------ Material ------

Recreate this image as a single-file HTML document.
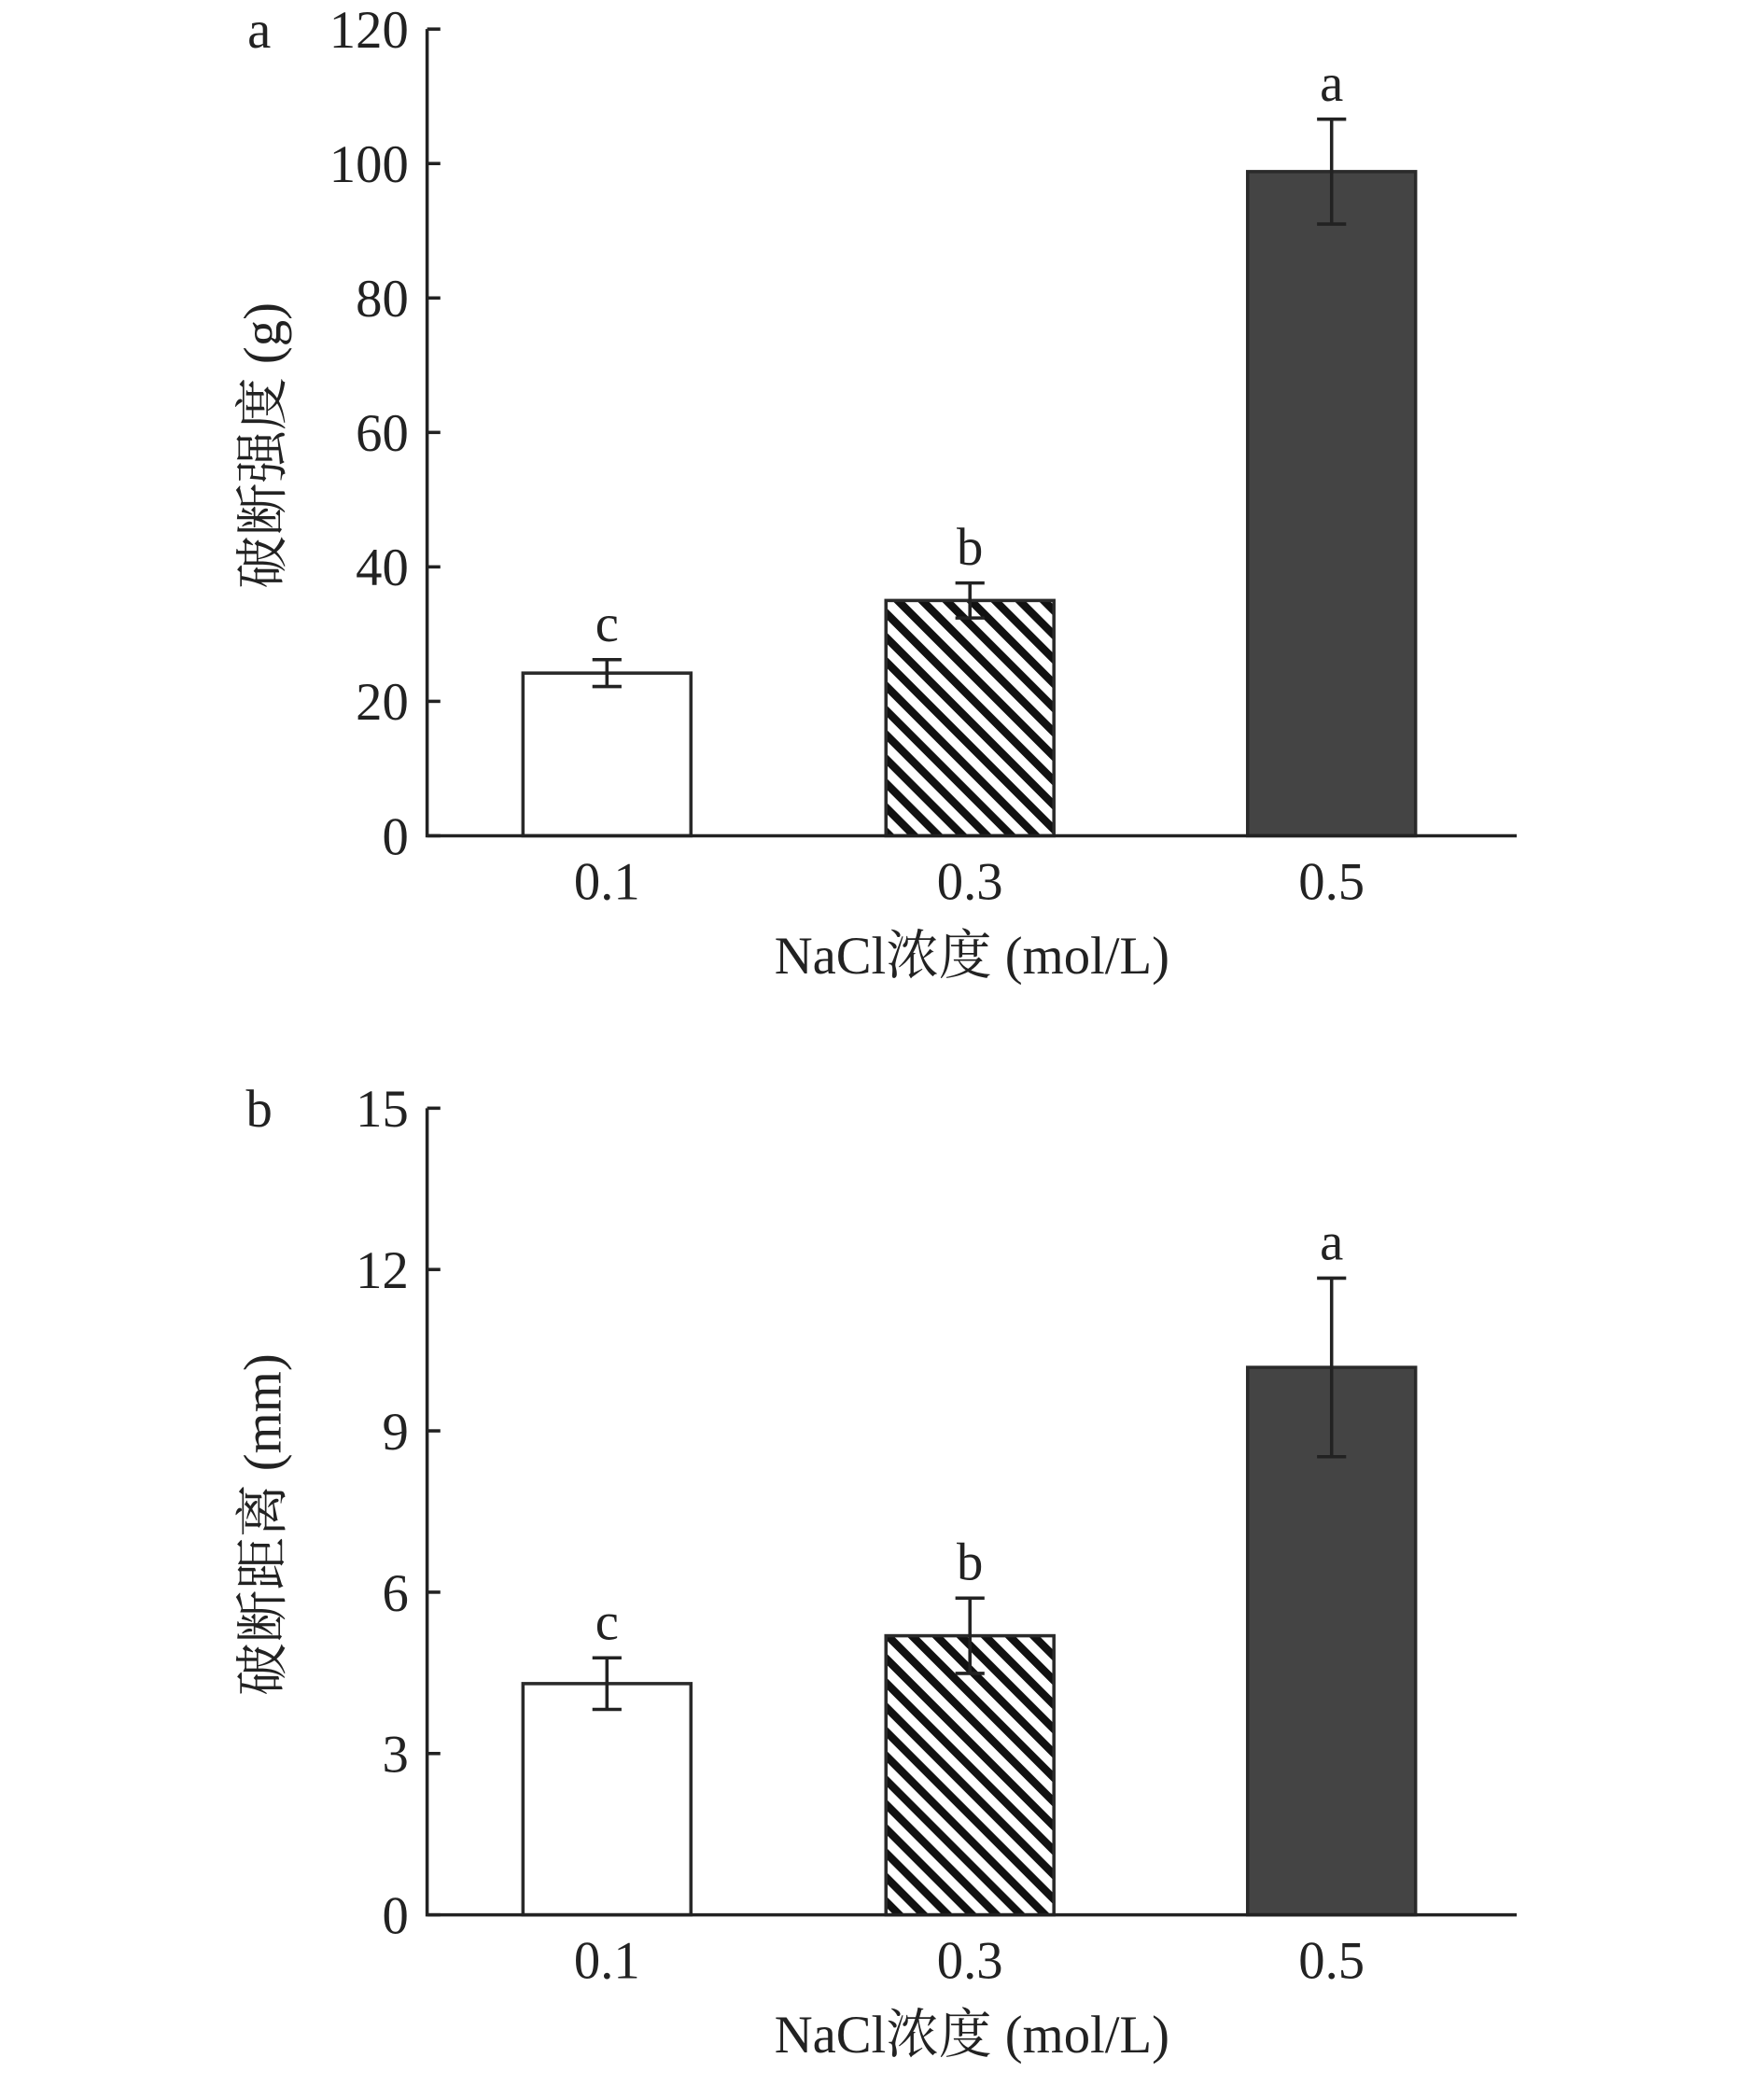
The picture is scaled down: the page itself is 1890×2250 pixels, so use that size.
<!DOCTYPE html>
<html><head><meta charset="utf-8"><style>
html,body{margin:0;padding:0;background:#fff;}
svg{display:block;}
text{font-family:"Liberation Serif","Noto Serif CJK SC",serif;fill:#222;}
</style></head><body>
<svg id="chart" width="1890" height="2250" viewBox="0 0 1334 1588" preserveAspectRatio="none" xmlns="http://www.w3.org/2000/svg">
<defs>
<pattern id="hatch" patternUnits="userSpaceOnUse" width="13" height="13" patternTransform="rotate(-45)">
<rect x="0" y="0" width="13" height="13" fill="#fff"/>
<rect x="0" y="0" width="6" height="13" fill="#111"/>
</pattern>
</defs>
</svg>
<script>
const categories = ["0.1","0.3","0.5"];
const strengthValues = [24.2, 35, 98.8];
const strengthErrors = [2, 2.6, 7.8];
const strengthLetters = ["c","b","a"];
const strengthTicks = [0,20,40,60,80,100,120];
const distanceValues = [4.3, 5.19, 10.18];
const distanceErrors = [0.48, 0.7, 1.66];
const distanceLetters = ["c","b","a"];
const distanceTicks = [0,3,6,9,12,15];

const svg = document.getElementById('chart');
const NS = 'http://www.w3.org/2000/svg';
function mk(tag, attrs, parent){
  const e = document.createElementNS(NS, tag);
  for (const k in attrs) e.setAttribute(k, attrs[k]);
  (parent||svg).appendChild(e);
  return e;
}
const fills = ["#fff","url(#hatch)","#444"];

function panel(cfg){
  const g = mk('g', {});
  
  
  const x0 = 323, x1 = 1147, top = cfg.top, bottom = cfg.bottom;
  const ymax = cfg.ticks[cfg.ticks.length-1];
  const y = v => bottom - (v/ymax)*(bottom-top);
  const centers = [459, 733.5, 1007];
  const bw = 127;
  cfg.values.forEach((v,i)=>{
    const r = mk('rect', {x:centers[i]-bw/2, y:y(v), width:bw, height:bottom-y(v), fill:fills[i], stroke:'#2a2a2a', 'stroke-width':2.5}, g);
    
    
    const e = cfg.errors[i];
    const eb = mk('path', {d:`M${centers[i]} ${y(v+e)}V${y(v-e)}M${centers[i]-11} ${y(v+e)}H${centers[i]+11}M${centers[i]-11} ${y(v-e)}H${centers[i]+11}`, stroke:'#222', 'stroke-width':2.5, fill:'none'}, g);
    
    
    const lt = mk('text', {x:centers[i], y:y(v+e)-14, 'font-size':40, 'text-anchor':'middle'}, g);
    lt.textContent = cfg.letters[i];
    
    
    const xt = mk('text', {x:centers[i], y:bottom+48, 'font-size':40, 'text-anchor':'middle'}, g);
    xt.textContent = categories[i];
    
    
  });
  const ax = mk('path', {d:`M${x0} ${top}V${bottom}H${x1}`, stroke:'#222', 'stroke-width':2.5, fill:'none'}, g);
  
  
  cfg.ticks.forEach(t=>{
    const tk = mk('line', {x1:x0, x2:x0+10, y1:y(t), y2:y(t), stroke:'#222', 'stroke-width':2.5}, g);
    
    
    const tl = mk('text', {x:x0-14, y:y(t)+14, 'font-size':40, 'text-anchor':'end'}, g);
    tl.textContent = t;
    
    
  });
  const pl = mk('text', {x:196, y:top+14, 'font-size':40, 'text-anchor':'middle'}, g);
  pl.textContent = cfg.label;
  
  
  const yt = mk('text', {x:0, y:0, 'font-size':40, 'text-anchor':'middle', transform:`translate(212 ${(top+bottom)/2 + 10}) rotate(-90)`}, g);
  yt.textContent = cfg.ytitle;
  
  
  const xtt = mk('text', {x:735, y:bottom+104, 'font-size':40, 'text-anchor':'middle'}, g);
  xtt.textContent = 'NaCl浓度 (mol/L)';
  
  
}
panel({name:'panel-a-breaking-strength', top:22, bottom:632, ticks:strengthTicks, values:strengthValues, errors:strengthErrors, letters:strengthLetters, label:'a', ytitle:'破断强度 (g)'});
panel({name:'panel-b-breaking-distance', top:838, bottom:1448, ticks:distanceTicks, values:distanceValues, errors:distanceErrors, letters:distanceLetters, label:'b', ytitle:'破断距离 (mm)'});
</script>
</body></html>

------

# Work instructions:
Search the listing above for the string "size". Copy every line that contains it.

# Solution for this exercise:
The picture is scaled down: the page itself is 1890×2250 pixels, so use that size.
    const lt = mk('text', {x:centers[i], y:y(v+e)-14, 'font-size':40, 'text-anchor':'middle'}, g);
    const xt = mk('text', {x:centers[i], y:bottom+48, 'font-size':40, 'text-anchor':'middle'}, g);
    const tl = mk('text', {x:x0-14, y:y(t)+14, 'font-size':40, 'text-anchor':'end'}, g);
  const pl = mk('text', {x:196, y:top+14, 'font-size':40, 'text-anchor':'middle'}, g);
  const yt = mk('text', {x:0, y:0, 'font-size':40, 'text-anchor':'middle', transform:`translate(212 ${(top+bottom)/2 + 10}) rotate(-90)`}, g);
  const xtt = mk('text', {x:735, y:bottom+104, 'font-size':40, 'text-anchor':'middle'}, g);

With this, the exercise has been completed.